Yes, there are some dumb laughs. But the timing of this kind of “due process” ignoring “rogue cop” piling up victims who are in his sights, or just civilians in the way. could not be worse.
Momoa’s a veteran, rules-bending Oklahoma Reservation cop named Jonny summoned home when his low-rent private eye father is killed in a Honolulu hit and run. Bautista is James, a Navy SEAL trainer who brings the toughness to a new generation of the toughest of the tough.
They bicker and brawl and have their psychological issues bandied about by James’ child psychologist wife (Roimata Fox). And they figure out no, it wasn’t an “accident,” no matter what the aged Honolulu police detective (Stephen Root, in rare form) says.
The Japanese mob, the Yakuza, are involved. There’s this casino developer (Claes Bang, settling into the “New Jeroen Krabbé generic second-choice Euro villain role) who seems sketchy.
Hawaian culture is sampled, and the script is peppered with more Hawaianisms and slang than a dozen Kona Beer commercials. Maori character actor and “Star Wars” alumnus Temuera Morrison even plays the governor.
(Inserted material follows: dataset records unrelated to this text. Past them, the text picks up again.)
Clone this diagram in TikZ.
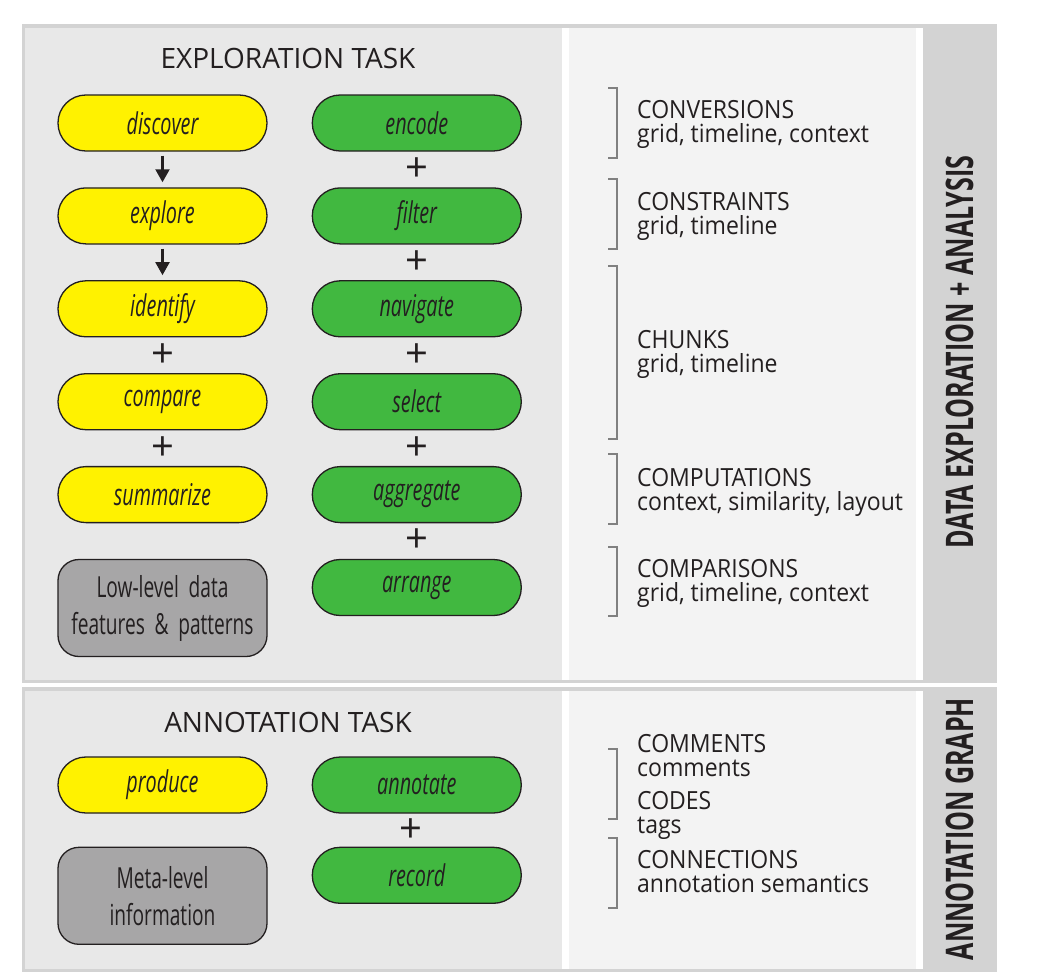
\documentclass[tikz,border=0pt]{standalone}
\usepackage{fontspec}
\setmainfont{Open Sans}
\newfontfamily\narrowfont[FakeStretch=0.66]{Open Sans}
\newfontfamily\entryfont[FakeStretch=0.92]{Open Sans}
\usetikzlibrary{arrows.meta,positioning}
\definecolor{FrameGray}{HTML}{D3D3D3}
\definecolor{PanelGray}{HTML}{E8E8E8}
\definecolor{PanelLight}{HTML}{F3F3F3}
\definecolor{TaskYellow}{HTML}{FFF200}
\definecolor{TaskGreen}{HTML}{41B840}
\definecolor{LevelGray}{HTML}{A7A6A7}
\definecolor{InkDark}{HTML}{231F20}
\definecolor{BracketGray}{HTML}{808080}

\begin{document}
\begin{tikzpicture}[
  x=1pt, y=-1pt,
  node distance=35.6pt,
  task/.style={draw=InkDark, line width=1.3pt, rounded corners=27.9pt, minimum width=209pt,
    minimum height=56pt, inner sep=0pt, text=InkDark, font=\narrowfont\itshape\fontsize{30}{32}\selectfont},
  level/.style={draw=InkDark, line width=1.3pt, fill=LevelGray, rounded corners=21pt, minimum width=209pt,
    minimum height=97pt, text width=200pt, align=center, text=InkDark, font=\narrowfont\fontsize{29}{37}\selectfont},
  flow/.style={-{Triangle[length=13pt,width=14pt]}, line width=2.2pt, draw=InkDark, shorten <=4pt, shorten >=5pt},
  plus/.style={inner sep=0pt, text=InkDark, font=\fontsize{40}{40}\selectfont},
  heading/.style={anchor=base, inner sep=0pt, text=InkDark, font=\fontsize{28}{30}\selectfont},
  entry/.style={anchor=base west, align=left, inner sep=0pt, text=InkDark, font=\entryfont\fontsize{25}{24}\selectfont},
  sidebar/.style={rotate=90, inner sep=0pt, text=InkDark, font=\narrowfont\bfseries\fontsize{38}{38}\selectfont},
  bracket/.style={draw=BracketGray, line width=1.8pt}
]
\useasboundingbox (0,0) rectangle (1041,974);
% panels
\fill[FrameGray] (22,24) rectangle (997,683);
\fill[white] (25,28) rectangle (923,680);
\fill[PanelGray] (25,28) rectangle (562,680);
\fill[PanelLight] (569,28) rectangle (916,680);
\fill[FrameGray] (22,687) rectangle (997,972);
\fill[white] (25,691) rectangle (923,969);
\fill[PanelGray] (25,691) rectangle (562,969);
\fill[PanelLight] (569,691) rectangle (916,969);

% exploration task
\node[heading] (exptitle) at (288,69) {EXPLORATION TASK};
\node[task, fill=TaskYellow] (discover) at (162.5,123) {discover};
\node[task, fill=TaskYellow, below=of discover] (explore) {explore};
\node[task, fill=TaskYellow, below=of explore] (identify) {identify};
\node[task, fill=TaskYellow, below=of identify] (compare) {compare};
\node[task, fill=TaskYellow, below=of compare] (summarize) {summarize};
\node[level, below=of summarize] (lowlevel) {Low-level data\\features \& patterns};
\node[task, fill=TaskGreen, right=44pt of discover] (encode) {encode};
\node[task, fill=TaskGreen, below=of encode] (filter) {filter};
\node[task, fill=TaskGreen, below=of filter] (navigate) {navigate};
\node[task, fill=TaskGreen, below=of navigate] (select) {select};
\node[task, fill=TaskGreen, below=of select] (aggregate) {aggregate};
\node[task, fill=TaskGreen, below=of aggregate] (arrange) {arrange};
\draw[flow] (discover) -- (explore);
\draw[flow] (explore) -- (identify);
\path (identify) -- node[plus] (p1) {+} (compare);
\path (compare) -- node[plus] (p2) {+} (summarize);
\path (encode) -- node[plus] (p3) {+} (filter);
\path (filter) -- node[plus] (p4) {+} (navigate);
\path (navigate) -- node[plus] (p5) {+} (select);
\path (select) -- node[plus] (p6) {+} (aggregate);
\path (aggregate) -- node[plus] (p7) {+} (arrange);

% exploration graph
\foreach \ya/\yb in {88/158, 179/249, 266/439, 454/524, 547/616}
  \draw[bracket] (608,\ya) -| (617,\yb) -- (608,\yb);
\node[entry] (conversions) at (637,142) {CONVERSIONS\\grid, timeline, context};
\node[entry] (constraints) at (637,234) {CONSTRAINTS\\grid, timeline};
\node[entry] (chunks) at (637,372) {CHUNKS\\grid, timeline};
\node[entry] (computations) at (637,510) {COMPUTATIONS\\context, similarity, layout};
\node[entry] (comparisons) at (637,601) {COMPARISONS\\grid, timeline, context};
\node[sidebar] (explabel) at (960,352) {DATA EXPLORATION + ANALYSIS};

% annotation task
\node[heading] (anntitle) at (288,732) {ANNOTATION TASK};
\node[task, fill=TaskYellow] (produce) at (162.5,785) {produce};
\node[level, below=33pt of produce] (metalevel) {Meta-level\\information};
\node[task, fill=TaskGreen, right=44pt of produce] (annotate) {annotate};
\node[task, fill=TaskGreen, below=33pt of annotate] (record) {record};
\path (annotate) -- node[plus, xshift=-6pt] (p8) {+} (record);

% annotation graph
\foreach \ya/\yb in {749/819, 838/908}
  \draw[bracket] (608,\ya) -| (617,\yb) -- (608,\yb);
\node[entry] (comments) at (637,776) {COMMENTS\\comments};
\node[entry] (codes) at (637,833) {CODES\\tags};
\node[entry] (connections) at (637,892) {CONNECTIONS\\annotation semantics};
\node[sidebar] (annlabel) at (960,829) {ANNOTATION GRAPH};
\end{tikzpicture}
\end{document}
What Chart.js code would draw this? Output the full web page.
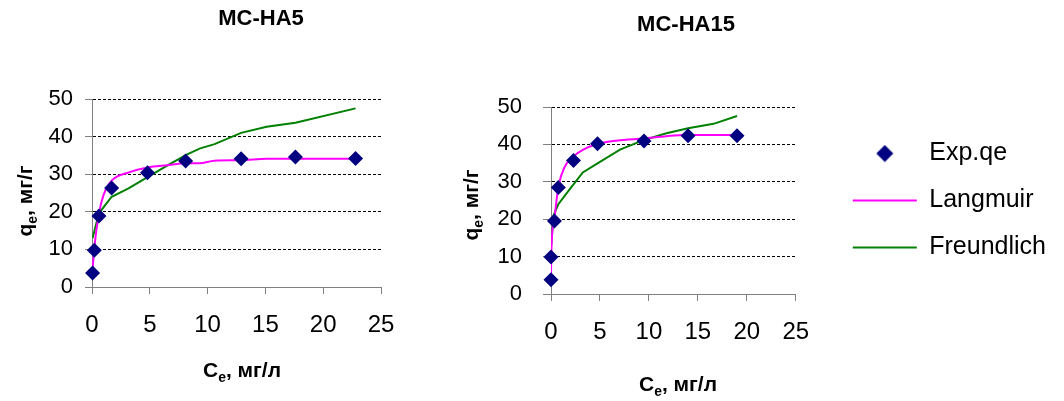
<!DOCTYPE html>
<html>
<head>
<meta charset="utf-8">
<script src="https://cdn.jsdelivr.net/npm/chart.js@4.4.0/dist/chart.umd.min.js"></script>
<style>
    html, body { margin: 0; padding: 0; background: #fff; }
    body { width: 1064px; height: 401px; position: relative; overflow: hidden; }
    #chartHA5 { position: absolute; left: 0; top: 0; }
    #chartHA15 { position: absolute; left: 440px; top: 0; }
</style>
</head>
<body>
<canvas id="chartHA5" width="440" height="401"></canvas>
<canvas id="chartHA15" width="624" height="401"></canvas>
<script>
// Axis ticks
const xTicks = [0, 5, 10, 15, 20, 25];
const yTicks = [0, 10, 20, 30, 40, 50];

// MC-HA5 (left)
const expX5 = [0.05, 0.2, 0.6, 1.7, 4.8, 8.1, 12.9, 17.6, 22.8];
const expY5 = [3.7, 9.8, 18.9, 26.3, 30.4, 33.5, 34.1, 34.6, 34.2];
const langX5 = [0.05, 0.2, 0.6, 1.0, 1.7, 3.2, 4.8, 6.5, 8.1, 9.3, 10.6, 12.9, 15.1, 17.6, 22.8];
const langY5 = [4.8, 10.5, 19.5, 24.5, 28.3, 30.5, 31.8, 32.4, 32.9, 32.9, 33.6, 33.7, 34.1, 34.1, 34.1];
const freX5 = [0.05, 0.6, 1.7, 3.2, 4.8, 6.5, 8.1, 9.3, 10.6, 12.9, 15.1, 17.6, 22.8];
const freY5 = [13.0, 19.6, 24.0, 26.3, 29.2, 32.3, 35.1, 36.8, 38.0, 41.0, 42.6, 43.7, 47.5];

// MC-HA15 (right)
const expX15 = [0.0, 0.0, 0.35, 0.75, 2.3, 4.75, 9.5, 14.0, 19.0];
const expY15 = [3.8, 9.9, 19.5, 28.5, 35.7, 40.2, 40.9, 42.3, 42.3];
const langX15 = [0, 0.02, 0.34, 0.75, 1.4, 2.3, 3.3, 4.75, 6.7, 9.5, 11.8, 14.0, 19.0];
const langY15 = [4.5, 10.0, 20.3, 28.7, 34.0, 36.8, 38.6, 40.1, 41.0, 41.6, 42.2, 42.5, 42.5];
const freX15 = [0.02, 0.25, 0.75, 1.9, 3.25, 5.0, 7.05, 9.5, 11.8, 14.0, 16.6, 19.0];
const freY15 = [13.0, 21.0, 24.0, 28.0, 32.5, 35.3, 38.6, 41.2, 43.0, 44.3, 45.5, 47.6];

const FONT = '"Liberation Sans", Arial, sans-serif';
Chart.defaults.font.family = FONT;
Chart.defaults.color = '#000';

function toPoints(xs, ys) {
    return xs.map((x, i) => ({ x: x, y: ys[i] }));
}

// text with a subscript part: [main, sub, rest]
function drawSubText(ctx, parts, x, y, angle) {
    const mainFont = 'bold 21px ' + FONT;
    const subFont = 'bold 14px ' + FONT;
    ctx.save();
    ctx.translate(x, y);
    ctx.rotate(angle);
    ctx.textAlign = 'left';
    ctx.textBaseline = 'alphabetic';
    ctx.font = mainFont;
    const w1 = ctx.measureText(parts[0]).width;
    const w3 = ctx.measureText(parts[2]).width;
    ctx.font = subFont;
    const w2 = ctx.measureText(parts[1]).width;
    let cx = -(w1 + w2 + w3) / 2;
    ctx.font = mainFont;
    ctx.fillText(parts[0], cx, 7);
    cx += w1;
    ctx.font = subFont;
    ctx.fillText(parts[1], cx, 12);
    cx += w2;
    ctx.font = mainFont;
    ctx.fillText(parts[2], cx, 7);
    ctx.restore();
}

const axisTextPlugin = {
    id: 'axisText',
    afterDraw(chart, args, opts) {
        const ctx = chart.ctx;
        ctx.save();
        ctx.fillStyle = '#000';
        ctx.font = 'bold 22px ' + FONT;
        ctx.textAlign = 'center';
        ctx.textBaseline = 'middle';
        ctx.fillText(opts.title, opts.titleX, opts.titleY);
        drawSubText(ctx, ['C', 'e', ', мг/л'], opts.xTitleX, opts.xTitleY, 0);
        drawSubText(ctx, ['q', 'e', ', мг/г'], opts.yTitleX, opts.yTitleY, -Math.PI / 2);
        ctx.restore();
    }
};

// diamond used as legend marker
const diamondIcon = document.createElement('canvas');
diamondIcon.width = 18;
diamondIcon.height = 18;
const dctx = diamondIcon.getContext('2d');
dctx.fillStyle = '#000080';
dctx.beginPath();
dctx.moveTo(9, 0.5);
dctx.lineTo(17.5, 9);
dctx.lineTo(9, 17.5);
dctx.lineTo(0.5, 9);
dctx.closePath();
dctx.fill();

function xScale(tickPadding, height) {
    return {
        type: 'linear',
        min: 0,
        max: 25,
        afterBuildTicks: s => { s.ticks = xTicks.map(v => ({ value: v })); },
        afterFit: s => { s.height = height; },
        grid: { drawOnChartArea: false, tickLength: 7, tickColor: '#808080' },
        border: { color: '#808080', width: 1 },
        ticks: { padding: tickPadding, color: '#000', font: { size: 24 }, maxRotation: 0, autoSkip: false }
    };
}

function yScale(tickLength, tickPadding, width) {
    return {
        type: 'linear',
        min: 0,
        max: 50,
        afterBuildTicks: s => { s.ticks = yTicks.map(v => ({ value: v })); },
        afterFit: s => { s.width = width; },
        grid: {
            color: c => (c.tick && c.tick.value === 0) ? 'rgba(0,0,0,0)' : '#000',
            lineWidth: 1,
            tickLength: tickLength,
            tickColor: '#808080'
        },
        border: { color: '#808080', width: 1, dash: [3, 2] },
        ticks: { padding: tickPadding, color: '#000', font: { size: 22 } }
    };
}

function makeDatasets(ex, ey, lx, ly, fx, fy) {
    return [
        {
            label: 'Exp.qe',
            data: toPoints(ex, ey),
            showLine: false,
            pointStyle: 'rectRot',
            pointRadius: 7.5,
            pointHoverRadius: 7.5,
            pointBackgroundColor: '#000080',
            pointBorderColor: '#000080',
            pointBorderWidth: 0,
            borderColor: '#000080',
            backgroundColor: '#000080',
            clip: false,
            order: 0
        },
        {
            label: 'Langmuir',
            data: toPoints(lx, ly),
            showLine: true,
            borderColor: '#FF00FF',
            backgroundColor: '#FF00FF',
            borderWidth: 2,
            pointRadius: 0,
            pointStyle: 'line',
            cubicInterpolationMode: 'monotone',
            order: 1
        },
        {
            label: 'Freundlich',
            data: toPoints(fx, fy),
            showLine: true,
            borderColor: '#008000',
            backgroundColor: '#008000',
            borderWidth: 2,
            pointRadius: 0,
            pointStyle: 'line',
            tension: 0,
            order: 2
        }
    ];
}

function createHA5Chart() {
    const ctx = document.getElementById('chartHA5');
    new Chart(ctx, {
        type: 'scatter',
        data: { datasets: makeDatasets(expX5, expY5, langX5, langY5, freX5, freY5) },
        options: {
            responsive: false,
            animation: false,
            devicePixelRatio: 1,
            layout: { padding: { top: 99, right: 59, left: 0, bottom: 0 } },
            scales: {
                x: xScale(17, 114),
                y: yScale(7, 12, 92)
            },
            plugins: {
                legend: { display: false },
                tooltip: { enabled: false },
                axisText: {
                    title: 'MC-HA5', titleX: 261, titleY: 19,
                    xTitleX: 242, xTitleY: 370,
                    yTitleX: 25, yTitleY: 201
                }
            }
        },
        plugins: [axisTextPlugin]
    });
}

function createHA15Chart() {
    const ctx = document.getElementById('chartHA15');
    new Chart(ctx, {
        type: 'scatter',
        data: { datasets: makeDatasets(expX15, expY15, langX15, langY15, freX15, freY15) },
        options: {
            responsive: false,
            animation: false,
            devicePixelRatio: 1,
            layout: { padding: { top: 107, right: 8, left: 0, bottom: 0 } },
            scales: {
                x: xScale(17, 107),
                y: yScale(8, 21, 111),
                pad: {
                    type: 'linear',
                    position: 'right',
                    grid: { display: false },
                    border: { display: false },
                    ticks: { display: false },
                    afterFit: s => { s.width = 35; }
                }
            },
            plugins: {
                legend: {
                    position: 'right',
                    fullSize: false,
                    maxWidth: 320,
                    align: 'center',
                    labels: {
                        usePointStyle: true,
                        pointStyleWidth: 64,
                        padding: 22,
                        color: '#000',
                        font: { size: 25 },
                        generateLabels: function(chart) {
                            const items = Chart.defaults.plugins.legend.labels.generateLabels(chart);
                            items.forEach(item => {
                                if (item.text === 'Exp.qe') item.pointStyle = diamondIcon;
                            });
                            return items;
                        }
                    }
                },
                tooltip: { enabled: false },
                axisText: {
                    title: 'MC-HA15', titleX: 246, titleY: 25,
                    xTitleX: 238, xTitleY: 384,
                    yTitleX: 31, yTitleY: 205
                }
            }
        },
        plugins: [axisTextPlugin]
    });
}

createHA5Chart();
createHA15Chart();
</script>
</body>
</html>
But damn this beast is violent and stupidly predictable. You can’t have a car chase getaway from the yakuza without “Ninjas on motorbikes!” Don’t bring in a helicopter on that CGI-assisted chase if there isn’t a tunnel that’ll come into play.
The “talking villain cliche” is on its way!
And you can’t set out for a final confronation without visiting a Stallone, Schwarzenegger, Statham et al styled private armory of firearms of every persuasion. Action heroes are “hoarders” in cheesy action comedies.
Soto takes a couple of shots at reprising the famous Park Chan-wook “mowing through foes on a narrow hallway” scene from “Old Boy,” the last one even including a claw hammer to complete the homage.
This overlong but rarely slow picture almost gets by on Momoa’s playfulness bouncing off Bautista — “You got old.” “You got FAT.” — and a light tone that almost wholly belies the arm-yanked-off/head-sliced/woman-tossed-out-a-window gore we’re treated to.
There’s no gore like glib gore, right? And there’s no body count when nobody bothers to count, which Soto, screenwriter Jonathan Topper and their cast take pains NOT to do.
Rating: R, graphic violence in big doses, drug abuse, profanity
Cast: Jason Momoa, Dave Bautista, Morena Baccarin, Jacob Batalon, Frankie Adams, Stephen Root, Temuera Morrison and Claes Bang.
Credits: Directed by Angel Manuel Soto, scripted by Jonathan Tropper. An MGM release on Amazon Prime.